University of the Arts London (UNITED KINGDOM)
About this paper:
Appears in: INTED2023 Proceedings
Publication year: 2023
Page: 6508 (abstract only)
ISBN: 978-84-09-49026-4
ISSN: 2340-1079
doi: 10.21125/inted.2023.1731
Conference name: 17th International Technology, Education and Development Conference
Dates: 6-8 March, 2023
Location: Valencia, Spain
Abstract:
Art Higher Education institutions over a number of years across the United Kingdom have had the most vocal and active campaigns led by both students and staff to decolonising the curriculum. At the centre of this has been the recognition that there are systematic disparities in final awarding gaps for students of colour even though they have had qualifications equal to or higher than their white British students when entering the arts higher education institution.

There is an outcry even from a number of white students that there is a hierarchy of knowledge which gives systematic prominence to artists and art practices from white North American and white European backgrounds further highlights the damage to art education that this is caused to creative practices. This is deepened further by an absence of both staff and students of colour in both employment and learning environments of arts higher education institutions.

Most art institutions hierarchy and management have grudgingly been forced to acknowledge these issues after re-emergence of the Black Lives Matter movement following the murder of George Floyd in Minneapolis by a white Police officer in May 2020. However, the mechanics of making systematic change are ground down by an application of existing dominant mode of pedagogic practices and philosophies.

Juxtaposed, and surrounded and encompassing this need for change, are the dominant political fault lines of race and racism in any discussion of artistic and cultural practices surrounding creativity in higher education. Not only in the UK and the US but also across Europe the never-ending imagined ‘threat’ by outsiders who have different cultural and art practices are intertwined with ‘our sophisticated culture and art’ been pushed aside and or ‘cancelled’.

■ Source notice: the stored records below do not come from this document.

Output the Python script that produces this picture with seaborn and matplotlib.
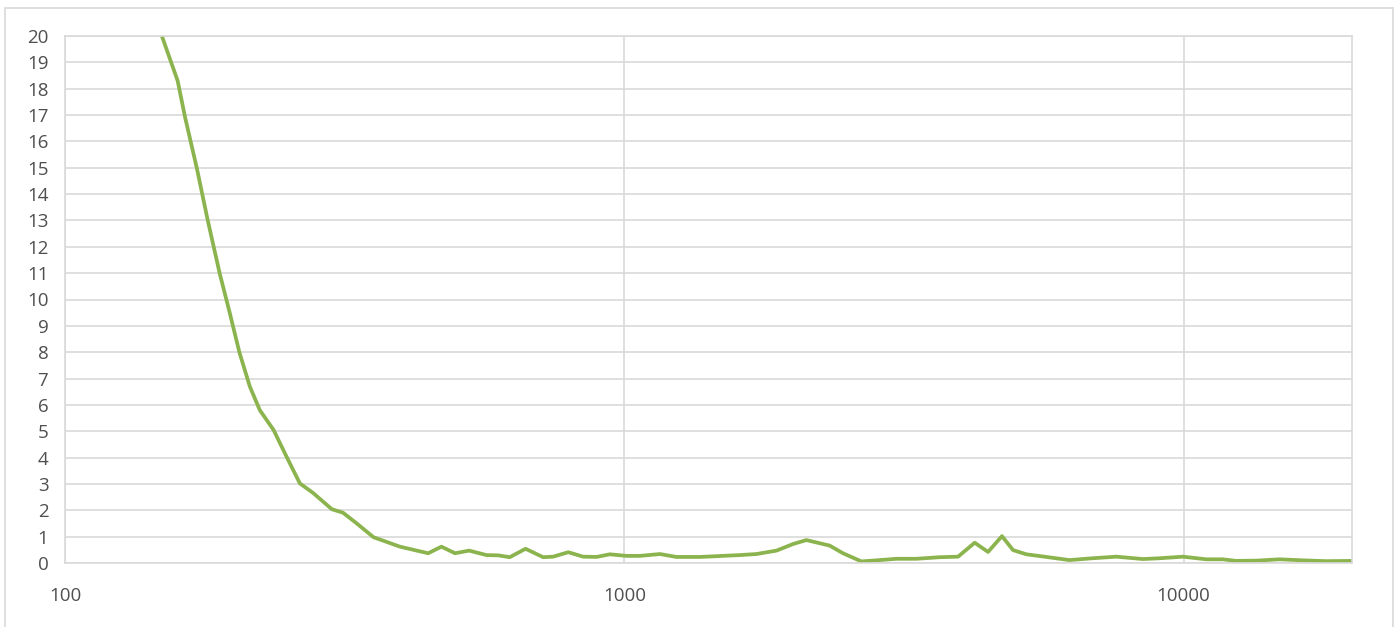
import matplotlib
matplotlib.use("Agg")
import matplotlib.pyplot as plt
from matplotlib.patches import Rectangle
from matplotlib.ticker import FixedLocator, NullLocator, FixedFormatter
import seaborn as sns
import pandas as pd

# Frequency (Hz) and measured level
freq = [149, 159, 164, 172, 180, 189, 197, 205, 214, 223, 236, 249, 263, 278,
        300, 314, 332, 356, 397, 446, 471, 498, 528, 567, 595, 624, 666, 716,
        746, 794, 844, 892, 942, 1009, 1066, 1158, 1239, 1365, 1608, 1722,
        1871, 2003, 2116, 2205, 2329, 2460, 2654, 2862, 3065, 3326, 3664,
        3951, 4231, 4470, 4734, 4954, 5235, 5682, 6250, 6871, 7580, 8460,
        9057, 9970, 10980, 11750, 12420, 13490, 14850, 16340, 17990, 20000]
level = [20.0, 18.3, 16.9, 15.0, 13.0, 11.0, 9.5, 8.0, 6.7, 5.8, 5.05, 4.03,
         3.02, 2.65, 2.04, 1.91, 1.51, 0.98, 0.62, 0.37, 0.62, 0.37, 0.47,
         0.30, 0.29, 0.22, 0.54, 0.22, 0.24, 0.41, 0.24, 0.23, 0.33, 0.27,
         0.27, 0.34, 0.23, 0.23, 0.30, 0.34, 0.47, 0.72, 0.87, 0.78, 0.66,
         0.37, 0.06, 0.11, 0.16, 0.16, 0.22, 0.24, 0.77, 0.42, 1.02, 0.49,
         0.33, 0.23, 0.11, 0.18, 0.24, 0.15, 0.18, 0.24, 0.14, 0.14, 0.08,
         0.09, 0.14, 0.10, 0.07, 0.08]

x_ticks = [100, 1000, 10000]
x_tick_labels = ["100", "1000", "10000"]
y_ticks = list(range(0, 21))

df = pd.DataFrame({"freq": freq, "level": level})

sns.set_theme(style="whitegrid")
plt.rcParams["font.family"] = ["Open Sans", "DejaVu Sans"]

grid_col = "#d9d9d9"
text_col = "#4f4f4f"
line_col = "#8cb44e"

fig = plt.figure(figsize=(13.99, 6.27), dpi=100)
ax = fig.add_axes([65 / 1399, (627 - 563) / 627, 1287 / 1399, 527 / 627])

sns.lineplot(data=df, x="freq", y="level", ax=ax, color=line_col,
             linewidth=2.7, estimator=None, sort=False)
for ln in ax.lines:
    ln.set_solid_joinstyle("round")
    ln.set_solid_capstyle("round")

ax.set_xscale("log")
ax.set_xlim(100, 20000)
ax.set_ylim(0, 20)
ax.xaxis.set_major_locator(FixedLocator(x_ticks))
ax.xaxis.set_major_formatter(FixedFormatter(x_tick_labels))
ax.xaxis.set_minor_locator(NullLocator())
ax.set_yticks(y_ticks)
ax.set_xlabel("")
ax.set_ylabel("")

ax.grid(True, color=grid_col, linewidth=1.2)
for s in ax.spines.values():
    s.set_visible(True)
    s.set_color(grid_col)
    s.set_linewidth(1.2)

ax.tick_params(axis="y", length=0, pad=12, labelsize=13.5, labelcolor=text_col)
ax.tick_params(axis="x", length=0, pad=17, labelsize=13.5, labelcolor=text_col)

# light frame around the chart, open at the bottom edge of the image
fig.patches.append(Rectangle((5 / 1399, -0.02), 1388 / 1399, 1 - 8 / 627 + 0.02,
                             transform=fig.transFigure, fill=False,
                             edgecolor=grid_col, linewidth=1.2))

fig.savefig("out.png", dpi=100, facecolor="white")
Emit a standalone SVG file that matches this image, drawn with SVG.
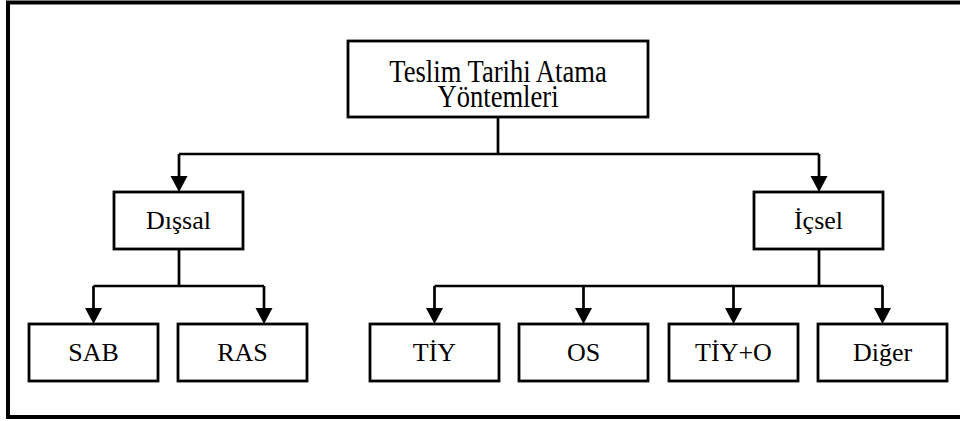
<svg xmlns="http://www.w3.org/2000/svg" width="960" height="421" viewBox="0 0 960 421">
  <style>
    .box { fill: #fff; stroke: #000; stroke-width: 2.8; }
    .lbl { font-family: "Liberation Serif", "Times New Roman", "DejaVu Serif", serif; font-size: 26px; fill: #000; text-anchor: middle; }
    .wire { fill: none; stroke: #000; stroke-width: 2.7; stroke-linejoin: miter; }
    .head { fill: #000; stroke: none; }
  </style>
  <rect width="960" height="421" fill="#fff"/>
  <!-- outer frame (open on the right) -->
  <path d="M964,2.5 H8 V417 H964" fill="none" stroke="#000" stroke-width="4"/>

  <g id="connectors">
    <!-- root to first level -->
    <path class="wire" d="M498,117 V154 M179,154 H819 M179,154 V176 M819,154 V176"/>
    <polygon class="head" points="170.5,176 187.5,176 179,192"/>
    <polygon class="head" points="810.5,176 827.5,176 819,192"/>
    <!-- Dışsal branch -->
    <path class="wire" d="M179,249 V286 M93.5,286 H264 M93.5,286 V308 M264,286 V308"/>
    <polygon class="head" points="85,308 102,308 93.5,324"/>
    <polygon class="head" points="255.5,308 272.5,308 264,324"/>
    <!-- İçsel branch -->
    <path class="wire" d="M819,249 V286 M434.5,286 H883 M434.5,286 V308 M583.5,286 V308 M733.5,286 V308 M882.5,286 V308"/>
    <polygon class="head" points="426,308 443,308 434.5,324"/>
    <polygon class="head" points="575,308 592,308 583.5,324"/>
    <polygon class="head" points="725,308 742,308 733.5,324"/>
    <polygon class="head" points="874,308 891,308 882.5,324"/>
  </g>

  <g id="root">
    <rect class="box" x="348" y="41" width="300" height="76"/>
    <g transform="translate(498,0) scale(1,1.2)">
      <text class="lbl" x="0" y="68.3" style="font-size:26.6px">Teslim Tarihi Atama</text>
      <text class="lbl" x="0" y="89.2" style="font-size:26.6px">Yöntemleri</text>
    </g>
  </g>

  <g id="disal">
    <rect class="box" x="114" y="192" width="129" height="57"/>
    <text class="lbl" x="178.5" y="228.5">Dışsal</text>
  </g>
  <g id="icsel">
    <rect class="box" x="754" y="192" width="129" height="57"/>
    <text class="lbl" x="818.5" y="228.5">İçsel</text>
  </g>

  <g id="sab">
    <rect class="box" x="29" y="324" width="129" height="57"/>
    <text class="lbl" x="93.5" y="360.5">SAB</text>
  </g>
  <g id="ras">
    <rect class="box" x="178" y="324" width="129" height="57"/>
    <text class="lbl" x="242.5" y="360.5">RAS</text>
  </g>
  <g id="tiy">
    <rect class="box" x="370" y="324" width="129" height="57"/>
    <text class="lbl" x="434.5" y="360.5">TİY</text>
  </g>
  <g id="os">
    <rect class="box" x="519" y="324" width="129" height="57"/>
    <text class="lbl" x="583.5" y="360.5">OS</text>
  </g>
  <g id="tiy-o">
    <rect class="box" x="669" y="324" width="129" height="57"/>
    <text class="lbl" x="733.5" y="360.5">TİY+O</text>
  </g>
  <g id="diger">
    <rect class="box" x="818" y="324" width="129" height="57"/>
    <text class="lbl" x="882.5" y="360.5">Diğer</text>
  </g>
</svg>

This paper will provide a cultural context of research, negotiating with concepts of understanding omitted histories and making histories, in use of zines in art pedagogical practice, to bring about an agency of change by both students and staff in art institutions to ameliorate disparities of institutional discrimination in student outcomes and access to arts education.
Keywords:
Art, Culture, Anti-racism, Black Lives Matter, Higher Education, Knowledge systems, pedagogy, zines.